Ateret Cohanim, an organization that purchases properties in Arab neighborhoods of Jerusalem in order to settle Jews in them, sued a few months ago to have the Palestinian owners of the building evicted. Ateret Cohanim bases its claim on the fact that the lot on which the house was built belonged to a hekdesh, a traditional Jewish landowning association. The quarter in which the building is located was home to a Yemenite Jewish community a century ago. Settler activists pressured the building’s residents to leave without being evicted.
According to Palestinian sources in Silwan, the building’s Palestinian owner admitted that he had reached a financial agreement with Ateret Cohanim.
One Palestinian family refused to vacate their apartment, saying their lease was still in effect. According to Palestinian sources, settlers claimed the family’s lease was no longer valid. The family remains in the building.
In recent weeks, the Ateret Cohanim organization went to great lengths to expand Jewish settlement in Silwan. Three months ago, settlers moved into another home in the area, and an eviction order was served on residents of a nearby building. Palestinians in the area said they believed that the appearance of new locks and doors on another nearby building signaled that more settlers can be expected to move in very soon. There are currently about 15 Jewish families living in the area.
Suspected Jewish extremists arrested for violating restraining order
In a related development, two Jewish teens were arrested Thursday, in a community that straddles the Green Line, for allegedly violating a restraining order barring them from entering the West Bank. The circumstances of the arrest remained unclear at press time.

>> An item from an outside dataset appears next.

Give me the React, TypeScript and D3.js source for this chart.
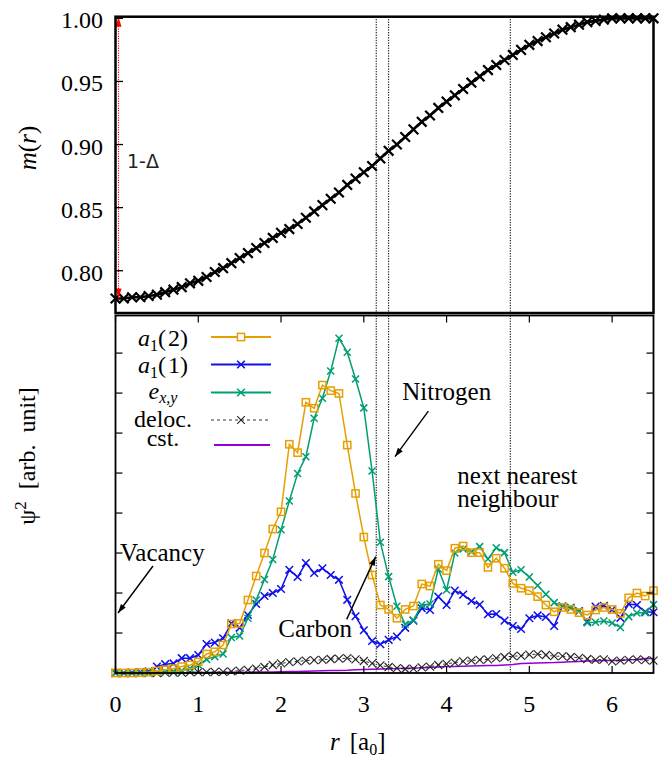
import React from 'react';
import * as d3 from 'd3';

const SERIF = "'Liberation Serif', 'DejaVu Serif', serif";

// radial grid, a0
const rGrid = d3.range(66).map((i) => +(i * 0.1).toFixed(1));

// top panel: m(r)
const mOfR = [
  0.778, 0.778, 0.779, 0.779, 0.78, 0.781, 0.783, 0.785, 0.787, 0.79,
  0.792, 0.795, 0.799, 0.802, 0.806, 0.81, 0.814, 0.818, 0.822, 0.826,
  0.83, 0.833, 0.837, 0.842, 0.847, 0.852, 0.857, 0.862, 0.868, 0.873,
  0.878, 0.883, 0.889, 0.895, 0.9, 0.906, 0.912, 0.918, 0.923, 0.929,
  0.934, 0.939, 0.944, 0.949, 0.954, 0.959, 0.963, 0.967, 0.971, 0.975,
  0.979, 0.982, 0.985, 0.988, 0.991, 0.993, 0.995, 0.997, 0.998, 0.999,
  1.0, 1.0, 1.0, 1.0, 1.0, 1.0,
];

// bottom panel: psi^2
const a1two = [
  0, 0, 0, 0.01, 0.02, 0.05, 0.08, 0.11, 0.16, 0.2,
  0.28, 0.475, 0.53, 0.7, 1.225, 1.24, 1.825, 2.425, 3.0, 3.6,
  4.03, 5.72, 5.51, 6.77, 6.62, 7.2, 7.06, 6.99, 5.7, 4.49,
  3.4, 2.45, 1.7, 1.59, 1.37, 1.59, 1.675, 2.225, 2.175, 2.72,
  2.56, 3.12, 3.175, 3.01, 3.01, 2.64, 2.87, 2.62, 2.24, 2.12,
  2.06, 1.91, 1.7, 1.53, 1.64, 1.59, 1.51, 1.45, 1.575, 1.64,
  1.59, 1.49, 1.88, 2.0, 1.925, 2.06,
];
const a1one = [
  0, 0, 0.01, 0.02, 0.04, 0.16, 0.22, 0.24, 0.37, 0.37,
  0.45, 0.725, 0.76, 0.87, 1.24, 1.13, 1.45, 1.725, 1.925, 2.0,
  2.1, 2.58, 2.4, 2.75, 2.5, 2.62, 2.45, 2.33, 1.83, 1.42,
  1.07, 0.8, 0.72, 0.83, 0.91, 1.13, 1.31, 1.62, 1.575, 1.91,
  1.7, 2.06, 1.96, 1.8, 1.71, 1.47, 1.475, 1.31, 1.175, 1.1,
  1.37, 1.44, 1.4, 1.175, 1.67, 1.63, 1.55, 1.28, 1.66, 1.68,
  1.58, 1.38, 1.725, 1.7, 1.53, 1.52,
];
const exy = [
  0, 0, 0, 0, 0.01, 0.02, 0.03, 0.04, 0.06, 0.12,
  0.2, 0.34, 0.41, 0.475, 0.89, 0.925, 1.37, 1.825, 2.34, 2.84,
  3.58, 4.3, 4.99, 5.41, 6.37, 6.87, 7.55, 8.37, 8.02, 7.35,
  6.63, 5.05, 3.27, 2.41, 1.67, 1.22, 1.32, 1.7, 1.725, 2.6,
  2.075, 3.0, 3.1, 3.03, 3.16, 2.85, 3.13, 3.01, 2.52, 2.58,
  2.4, 2.19, 1.97, 1.76, 1.675, 1.64, 1.55, 1.26, 1.27, 1.3,
  1.25, 1.14, 1.41, 1.5, 1.51, 1.71,
];
const deloc = [
  0, 0, 0, 0, 0, 0, 0.01, 0.01, 0.01, 0.02,
  0.02, 0.02, 0.03, 0.03, 0.04, 0.06, 0.08, 0.11, 0.15, 0.2,
  0.24, 0.27, 0.29, 0.31, 0.32, 0.33, 0.35, 0.36, 0.37, 0.34,
  0.3, 0.24, 0.19, 0.15, 0.12, 0.1, 0.11, 0.14, 0.16, 0.2,
  0.23, 0.26, 0.29, 0.31, 0.33, 0.34, 0.37, 0.4, 0.42, 0.43,
  0.46, 0.47, 0.45, 0.42, 0.42, 0.4, 0.38, 0.35, 0.33, 0.34,
  0.29, 0.31, 0.33, 0.34, 0.32, 0.31,
];
const cst = [
  0, 0, 0, 0, 0, 0, 0.005, 0.005, 0.005, 0.01,
  0.01, 0.01, 0.012, 0.014, 0.016, 0.018, 0.02, 0.022, 0.025, 0.028,
  0.03, 0.035, 0.04, 0.045, 0.05, 0.055, 0.06, 0.065, 0.07, 0.08,
  0.09, 0.095, 0.1, 0.105, 0.11, 0.12, 0.125, 0.13, 0.14, 0.15,
  0.16, 0.165, 0.17, 0.175, 0.18, 0.185, 0.19, 0.2, 0.21, 0.24,
  0.245, 0.25, 0.255, 0.26, 0.27, 0.28, 0.29, 0.3, 0.3, 0.31,
  0.31, 0.32, 0.33, 0.34, 0.36, 0.36,
];

const xTicks = [0, 1, 2, 3, 4, 5, 6];
const mTicks = [0.8, 0.85, 0.9, 0.95, 1.0];
const psiTicks = [1, 2, 3, 4, 5, 6, 7, 8];
const shellR = [3.15, 3.3, 4.77];
const oneMinusDelta = [0.778, 1.0];

const ORANGE = '#e69f00';
const BLUE = '#1010e8';
const GREEN = '#009e73';
const PURPLE = '#9400d3';

const x = d3.scaleLinear().domain([0, 6.5]).range([115.5, 653.5]);
const yTop = d3.scaleLinear().domain([0.7665, 1.0013]).range([313, 16.7]);
const yBot = d3.scaleLinear().domain([0, 8.94]).range([673, 315.5]);

const crossPath = (s) => `M${-s},${-s}L${s},${s}M${-s},${s}L${s},${-s}`;

const Arrow = ({ x1, y1, x2, y2, color = '#000', len = 9, half = 3, width = 1.4, dash, both = false }) => {
  const ang = Math.atan2(y2 - y1, x2 - x1);
  const head = (tx, ty, a) => {
    const bx = tx - len * Math.cos(a);
    const by = ty - len * Math.sin(a);
    const px = -Math.sin(a) * half;
    const py = Math.cos(a) * half;
    return `${tx},${ty} ${bx + px},${by + py} ${bx - px},${by - py}`;
  };
  return (
    <g>
      <line x1={x1} y1={y1} x2={x2} y2={y2} stroke={color} strokeWidth={width} strokeDasharray={dash} />
      <polygon points={head(x2, y2, ang)} fill={color} />
      {both && <polygon points={head(x1, y1, ang + Math.PI)} fill={color} />}
    </g>
  );
};

const Series = ({ values, color, marker, width = 1.5, dash, size = 3.5, mStroke = 1.5, mColor }) => {
  const line = d3.line<number>().x((d, i) => x(rGrid[i])).y((d) => yBot(d));
  return (
    <g>
      <path d={line(values)} fill="none" stroke={color} strokeWidth={width} strokeDasharray={dash} />
      {marker &&
        values.map((v, i) => (
          <g key={i} transform={`translate(${x(rGrid[i])},${yBot(v)})`}>
            {marker === 'square' ? (
              <rect x={-size} y={-size} width={2 * size} height={2 * size} fill="none" stroke={mColor || color} strokeWidth={mStroke} />
            ) : (
              <path d={crossPath(size)} stroke={mColor || color} strokeWidth={mStroke} fill="none" />
            )}
          </g>
        ))}
    </g>
  );
};

const legendItems = [
  { key: 'a2', color: ORANGE, marker: 'square', y: 337, base: 346 },
  { key: 'a1', color: BLUE, marker: 'cross', y: 364.5, base: 373 },
  { key: 'exy', color: GREEN, marker: 'cross', y: 392.5, base: 399 },
  { key: 'deloc', color: '#000', marker: 'cross', y: 420, base: 427 },
  { key: 'cst', color: PURPLE, marker: null, y: 445, base: 446 },
];

const legendLabel = (key) => {
  if (key === 'a2' || key === 'a1')
    return (
      <>
        <tspan fontStyle="italic">a</tspan>
        <tspan fontSize={16} dy={5}>1</tspan>
        <tspan dy={-5}>(&#8202;{key === 'a2' ? '2' : '1'})</tspan>
      </>
    );
  if (key === 'exy')
    return (
      <>
        <tspan fontStyle="italic">e</tspan>
        <tspan fontSize={16} fontStyle="italic" dy={4}>x,y</tspan>
      </>
    );
  return key === 'deloc' ? 'deloc.' : 'cst.';
};

export default function App() {
  const mLine = d3.line<number>().x((d, i) => x(rGrid[i])).y((d) => yTop(d));
  const [x0, x1] = x.range();
  return (
    <svg
      width={669}
      height={758}
      style={{ position: 'absolute', left: 0, top: 0, background: '#fff', fontFamily: SERIF }}
    >
      <rect width={669} height={758} fill="#fff" />

      {/* top panel */}
      <path d={mLine(mOfR)} fill="none" stroke="#000" strokeWidth={2.6} />
      {mOfR.map((v, i) => (
        <path key={i} d={crossPath(4.8)} transform={`translate(${x(rGrid[i])},${yTop(v)})`} stroke="#000" strokeWidth={2.2} />
      ))}
      <Arrow
        x1={x(0) + 3}
        y1={yTop(oneMinusDelta[0])}
        x2={x(0) + 3}
        y2={yTop(oneMinusDelta[1]) - 1.6}
        color="#ff0000"
        len={10}
        half={3}
        width={1.1}
        dash="1.2,1.2"
        both
      />
      <text x={127} y={168} style={{ fontFamily: "'DejaVu Sans', sans-serif" }} fontSize={19} fill="#222">
        1-Δ
      </text>
      {mTicks.map((t) => (
        <g key={t}>
          <line x1={x0} x2={x0 + 7.5} y1={yTop(t)} y2={yTop(t)} stroke="#000" strokeWidth={1.3} />
          <text x={103} y={yTop(t) + 10} textAnchor="end" fontSize={24}>
            {d3.format('.2f')(t)}
          </text>
        </g>
      ))}
      <rect x={x0} y={16.7} width={x1 - x0} height={313 - 16.7} fill="none" stroke="#000" strokeWidth={2.5} />
      <text transform="translate(36,148) rotate(-90)" textAnchor="middle" fontSize={25} fontStyle="italic">
        m<tspan fontStyle="normal">(</tspan>r<tspan fontStyle="normal">)</tspan>
      </text>

      {/* shells */}
      {shellR.map((r) => (
        <line key={r} x1={x(r)} x2={x(r)} y1={19} y2={673} stroke="#000" strokeWidth={1} strokeDasharray="1.3,1.3" />
      ))}

      {/* bottom panel */}
      <Series values={cst} color={PURPLE} width={1.5} />
      <Series values={deloc} color="#000" width={0.8} dash="3,3" marker="cross" size={4} mStroke={1.1} mColor="#222" />
      <Series values={a1one} color={BLUE} marker="cross" size={3.8} />
      <Series values={exy} color={GREEN} marker="cross" size={3.5} />
      <Series values={a1two} color={ORANGE} marker="square" size={3.6} />

      {psiTicks.map((t) => (
        <g key={t}>
          <line x1={x0} x2={x0 + 7} y1={yBot(t)} y2={yBot(t)} stroke="#000" strokeWidth={1.2} />
          <line x1={x1 - 7} x2={x1} y1={yBot(t)} y2={yBot(t)} stroke="#000" strokeWidth={1.2} />
        </g>
      ))}
      {xTicks.map((t) => (
        <g key={t}>
          <line x1={x(t)} x2={x(t)} y1={673} y2={666} stroke="#000" strokeWidth={1.2} />
          <line x1={x(t)} x2={x(t)} y1={315.5} y2={322.5} stroke="#000" strokeWidth={1.2} />
          <text x={x(t)} y={711.5} textAnchor="middle" fontSize={24}>
            {t}
          </text>
        </g>
      ))}
      <rect x={x0} y={315.5} width={x1 - x0} height={673 - 315.5} fill="none" stroke="#000" strokeWidth={1.8} />

      {/* legend */}
      {legendItems.map((d) => (
        <g key={d.key}>
          <text x={163} y={d.base} textAnchor="middle" fontSize={24}>
            {legendLabel(d.key)}
          </text>
          <line
            x1={d.marker ? 211 : 214}
            x2={d.marker ? 271 : 270}
            y1={d.y}
            y2={d.y}
            stroke={d.color}
            strokeWidth={d.key === 'deloc' ? 0.8 : 1.8}
            strokeDasharray={d.key === 'deloc' ? '3,3' : undefined}
          />
          {d.marker === 'square' && (
            <rect x={241 - 3.6} y={d.y - 3.6} width={7.2} height={7.2} fill="#fff" stroke={d.color} strokeWidth={1.5} />
          )}
          {d.marker === 'cross' && (
            <path d={crossPath(3.8)} transform={`translate(241,${d.y})`} stroke={d.key === 'deloc' ? '#222' : d.color} strokeWidth={d.key === 'deloc' ? 1.1 : 1.6} />
          )}
        </g>
      ))}

      {/* annotations */}
      <text x={x(0.055)} y={yBot(2.81)} fontSize={25}>Vacancy</text>
      <Arrow x1={x(0.453)} y1={yBot(2.675)} x2={x(0.03)} y2={yBot(1.5)} />
      <text x={x(1.967)} y={yBot(0.89)} fontSize={25}>Carbon</text>
      <Arrow x1={x(2.793)} y1={yBot(1.34)} x2={x(3.144)} y2={yBot(2.91)} />
      <text x={x(3.465)} y={yBot(6.825)} fontSize={25}>Nitrogen</text>
      <Arrow x1={x(3.78)} y1={yBot(6.55)} x2={x(3.377)} y2={yBot(5.41)} />
      <text x={x(4.13)} y={yBot(4.72)} fontSize={25}>next nearest</text>
      <text x={x(4.13)} y={yBot(4.16)} fontSize={25}>neighbour</text>

      <text transform="translate(35,456) rotate(-90)" textAnchor="middle" fontSize={24}>
        ψ<tspan fontSize={17} dy={-9}>2</tspan>
        <tspan dy={9} dx={12}>[arb.&#160;&#160;unit]</tspan>
      </text>
      <text x={330} y={750} fontSize={25}>
        <tspan fontStyle="italic">r</tspan>
        <tspan dx={10}>[a</tspan>
        <tspan fontSize={16} dy={5}>0</tspan>
        <tspan dy={-5}>]</tspan>
      </text>
    </svg>
  );
}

The teenage boys were in Nof Ayalon, where a conference on administrative detention was being held in a community center. In the wake of the fatal arson attack on a home in the West Bank village of Duma on July 31, a number of suspected Jewish activists have been arrested. Three are being held in administrative detention, while administrative orders have been issued against an additional 15 suspects. The restrictions mandated by these orders range in severity from nighttime curfews and house arrest to being barred from entering Jerusalem and/or the West Bank.
Participants in the conference included Rabbi Yoel Schwartz, a founder of the Haredi Nahal army program for ultra-Orthodox men, as well as former Knesset member Michael Ben-Ari and right-wing extremist Baruch Marzel.
“It seems that even a conference against administrative detention is against the Israel Police’s wishes. Unfortunately the police are receiving orders to act as if there are no limits to resources or authorities,” said Shmuel Meidad. The director of Honenu, an organization that is aiding the teens, Meidad took part in the conference.